Die Hausmutter hingegen war ‚im Kleinen’ das, was der Hausvater über das ‚ganze Haus’ (was die Hausmutter mit einschloß) war, nämlich die Inhaberin einer Befehlsgewalt, in ihrem Falle derjenigen über das Gesinde. Dies war in ähnlicher Form sowohl bei der Handwerkerund Bürgerfamilie als auch bei der Bauernfamilie der Fall. Waren auch die Strukturen für so manchen mit einer angenehmen Art von Sicherheit und einer Identifikationsgrundlage verbunden, so stand bei diesen großen Haushaltsfamilien jedoch „das Gefühl nicht an der ersten Stelle im familiären Wertesystem“5. Anders wurde dies, als mit Beginn des 19. Jahrhunderts die bürgerliche Kleinfamilie entstand.6

4 Die Entstehung der bürgerlichen Kleinfamilie

Die Klein- oder Kernfamilie wird angesehen als ein Elternpaar mit „ihren unselbständigen Kindern“7. Viele Faktoren liefen zusammen, in erster Linie von außen diktiert, die die Entstehung dieser neuen Konzeption von ‚Familie’ notwendig machten. Das waren zum einen Faktoren, die eine neue Wohnsituation und damit eine Verkleinerung der zusammenlebenden Gruppe von Menschen schufen und zum andern, mehr die emotionale Ebene ansprechend, schwierige Arbeits- und Versorgungsbedingungen, die ein Refugium, eine kleine heile Welt als Kontrapunkt zum ‚düsteren’ Außen wünschenswert machten.
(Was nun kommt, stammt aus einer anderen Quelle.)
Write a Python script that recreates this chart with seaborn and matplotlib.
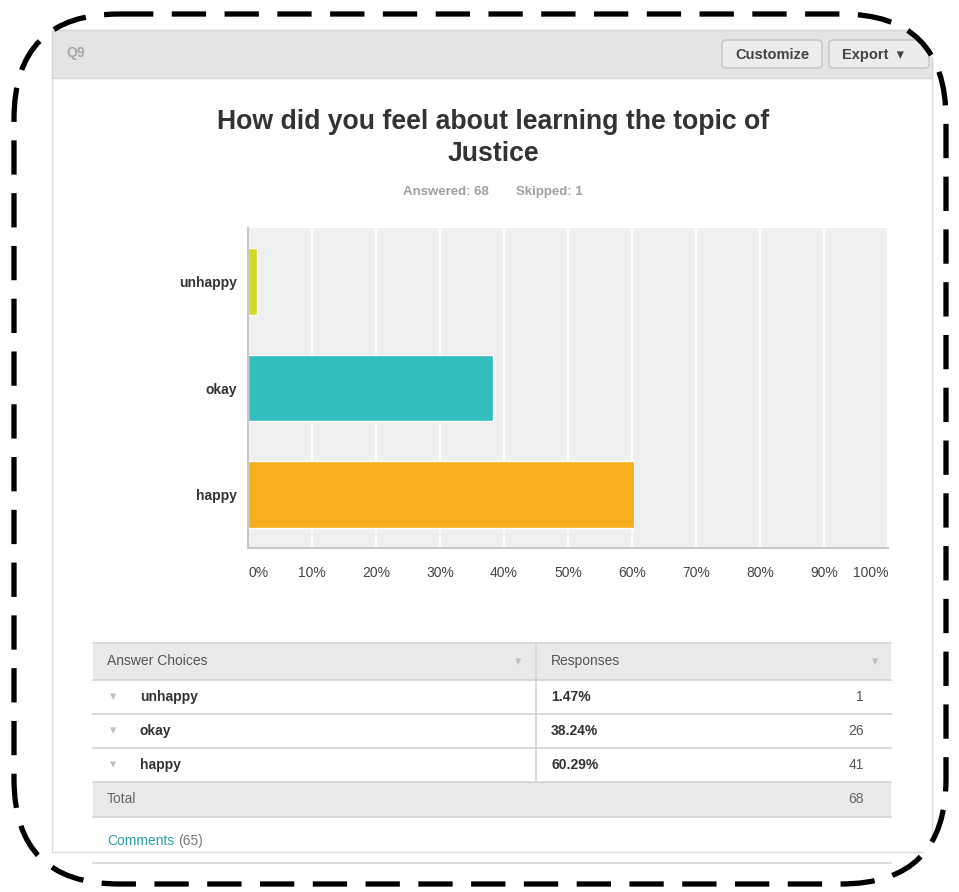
import matplotlib as mpl
mpl.use('Agg')

import seaborn as sns
import pandas as pd
import numpy as np
import matplotlib.pyplot as plt
from matplotlib.patches import FancyBboxPatch, Rectangle

# survey data
choices = ['unhappy', 'okay', 'happy']
percents = [1.47, 38.24, 60.29]
counts = [1, 26, 41]
bar_colors = ['#d2d92a', '#32bdbf', '#f6ae1f']
x_ticks = [0, 10, 20, 30, 40, 50, 60, 70, 80, 90, 100]
x_tick_labels = ['0%', '10%', '20%', '30%', '40%', '50%', '60%', '70%', '80%', '90%', '100%']
answered = 68
skipped = 1
total = 68
n_comments = 65
title = "How did you feel about learning the topic of\nJustice"

sns.set_theme(style="white")
plt.rcParams['font.family'] = ['Liberation Sans', 'DejaVu Sans']

W, H = 959, 892
fig = plt.figure(figsize=(W / 100, H / 100), dpi=100)
fig.patch.set_facecolor('white')

# background layer in pixel coordinates
bg = fig.add_axes([0, 0, 1, 1], zorder=0)
bg.set_xlim(0, W)
bg.set_ylim(H, 0)
bg.axis('off')

# rounded frame, also used to clip the panel
clip = FancyBboxPatch((14, 14), 932, 870, boxstyle="round,pad=0,rounding_size=105",
                      transform=bg.transData, facecolor='none', edgecolor='none')

# panel and header band
panel = Rectangle((52, 30), 880, 822, facecolor='white', edgecolor='#dcdcdc', lw=1)
bg.add_patch(panel)
panel.set_clip_path(clip)
header = Rectangle((52, 30), 880, 48, facecolor='#e4e4e4', edgecolor='#d6d6d6', lw=1)
bg.add_patch(header)
header.set_clip_path(clip)
bg.text(66, 53, 'Q9', fontsize=10, fontweight='bold', color='#a8a8a8', va='center')

for x0, w0, lab in [(722, 100, 'Customize'), (829, 100, 'Export  \u25BE')]:
    b = FancyBboxPatch((x0, 40), w0, 28, boxstyle="round,pad=0,rounding_size=4",
                       facecolor='#ececec', edgecolor='#c4c4c4', lw=1)
    bg.add_patch(b)
    b.set_clip_path(clip)
    t = bg.text(x0 + 13, 55, lab, fontsize=10.5, fontweight='bold', color='#444444', va='center')
    t.set_clip_path(clip)

bg.text(493, 138, title, fontsize=19.2, fontweight='bold', color='#333333',
        ha='center', va='center', linespacing=1.3)
bg.text(446, 192, 'Answered: %d' % answered, fontsize=9.5, fontweight='bold',
        color='#a0a0a0', ha='center', va='center')
bg.text(549, 192, 'Skipped: %d' % skipped, fontsize=9.5, fontweight='bold',
        color='#a0a0a0', ha='center', va='center')

# table
tx0, tx1, tdiv = 93, 891, 536
bg.add_patch(Rectangle((tx0, 643), tx1 - tx0, 37, facecolor='#e9e9e9', edgecolor='none'))
bg.add_patch(Rectangle((tx0, 782), tx1 - tx0, 35, facecolor='#e9e9e9', edgecolor='none'))
for yy in [643, 680, 714, 748, 782, 817, 863]:
    bg.plot([tx0, tx1], [yy, yy], color='#d4d4d4', lw=1.2)
bg.plot([tdiv, tdiv], [643, 782], color='#d4d4d4', lw=1.2)
bg.text(107, 661, 'Answer Choices', fontsize=10, color='#555555', va='center')
bg.text(551, 661, 'Responses', fontsize=10, color='#555555', va='center')
bg.text(518, 662, '\u25BE', fontsize=9, color='#c0c0c0', ha='center', va='center')
bg.text(875, 662, '\u25BE', fontsize=9, color='#c0c0c0', ha='center', va='center')

row_y = [697, 731, 765]
for yy, name, pct, cnt in zip(row_y, choices, percents, counts):
    bg.text(113, yy, '\u25BE', fontsize=9, color='#c0c0c0', ha='center', va='center')
    bg.text(140, yy, name, fontsize=10, fontweight='bold', color='#333333', va='center')
    bg.text(551, yy, '%.2f%%' % pct, fontsize=10, fontweight='bold', color='#333333', va='center')
    bg.text(864, yy, str(cnt), fontsize=10, color='#555555', ha='right', va='center')
bg.text(107, 799, 'Total', fontsize=10, color='#666666', va='center')
bg.text(864, 799, str(total), fontsize=10, color='#666666', ha='right', va='center')
bg.text(107, 841, 'Comments', fontsize=10, color='#2a9fa6', va='center')
bg.text(178, 841, '(%d)' % n_comments, fontsize=10, color='#777777', va='center')

# dashed rounded border
border = FancyBboxPatch((14, 14), 932, 870, boxstyle="round,pad=0,rounding_size=105",
                        facecolor='none', edgecolor='black', lw=3.8,
                        linestyle=(0, (6.5, 3.5)), zorder=10)
bg.add_patch(border)

# bar chart
ax = fig.add_axes([248 / W, 1 - 548 / H, 640 / W, 320 / H], zorder=1)
df = pd.DataFrame({'choice': choices, 'percent': percents})
sns.barplot(data=df, x='percent', y='choice', hue='choice', palette=bar_colors,
            order=choices, width=0.625, legend=False, ax=ax, saturation=1)
ax.set_facecolor('#efefef')
ax.set_xlim(0, 100)
ax.set_ylim(2.5, -0.5)
ax.set_xticks(x_ticks)
ax.set_xticklabels(x_tick_labels)
ax.grid(axis='x', color='white', lw=1.2)
ax.set_axisbelow(True)
ax.set_xlabel('')
ax.set_ylabel('')
for s in ['top', 'right']:
    ax.spines[s].set_visible(False)
for s in ['left', 'bottom']:
    ax.spines[s].set_color('#c8c8c8')
    ax.spines[s].set_linewidth(1.5)
ax.tick_params(axis='x', length=0, pad=13, labelsize=10, labelcolor='#444444')
ax.tick_params(axis='y', length=0, pad=8, labelsize=10, labelcolor='#333333')
for lab in ax.get_yticklabels():
    lab.set_fontweight('bold')
xl = ax.get_xticklabels()
xl[0].set_ha('left')
xl[-1].set_ha('right')

fig.savefig('out.png', dpi=100, facecolor='white')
Letztlich waren aber beides Reaktionen auf eine große Veränderung der Außenwelt. Im Folgenden soll ausführlicher auf jene Faktoren eingegangen werden.

4.1 Der Wandel des Ehebegriffes im ausgehenden 19. Jahrhundert

Das erstemal konnte man nach der Französischen Revolution 1789 von einem Recht namens Ehe sprechen. Es herrschte in den großen Haushaltsfamilien seit dem Mittelalter immer noch der Sippengedanke8vor und somit auch der in erster Linie standesgemäße und von wirtschaftlichen Faktoren wie der Mitgift9abhängige ‚Einkauf’ einer Frau, der sie letztlich zur „Rechtssache“10machte.

Eine andere Auffassung dieser bisherigen Gewohnheit kam durch die Gedanken des Naturrechts auf, die sowohl kirchliche als auch ständische Regeln durch die Annahme der Grundlage jeden Handelns als naturgegeben entwertet sahen.11Die katholische Lehre, die die Ehe als Sakrament, unauflösbar und im Bereich der geistlichen Gerichte stehend, sah und heute noch sieht, wurde immer mehr einem romantischen Bestreben gegenübergestellt, das die Ehe als unabhängig von religiösem Gerüst und als begründet auf der Liebe zwischen zwei Menschen und schließlich auch diesen und den in die Familie geborenen Kindern sah. Ein Streben, das auch einige Reformmodelle des späten 18. Jahrhunderts bestimmte, wie z.B. den Code Civil des Napoleon. Das Bild der bürgerlichen Familie wurde maßgeblich von diesen Strömungen beeinflußt.12

Die Einführung der Zivilehe 1875/76 und schließlich die Verankerung des Eherechts im Bürgerlichen Gesetzbuch 1900 war der vorläufige Kulminationspunkt einer lange währenden Entwicklung. Unabhängig davon übrigens, daß letztlich die reformatorischen Errungenschaften dieser Gleichbehandlung der Eheleute als sich liebende Individuen hinter dem regressiven Leitbild der Hausfrau und Mutter (s.u.) im Bürgertum zurückstanden.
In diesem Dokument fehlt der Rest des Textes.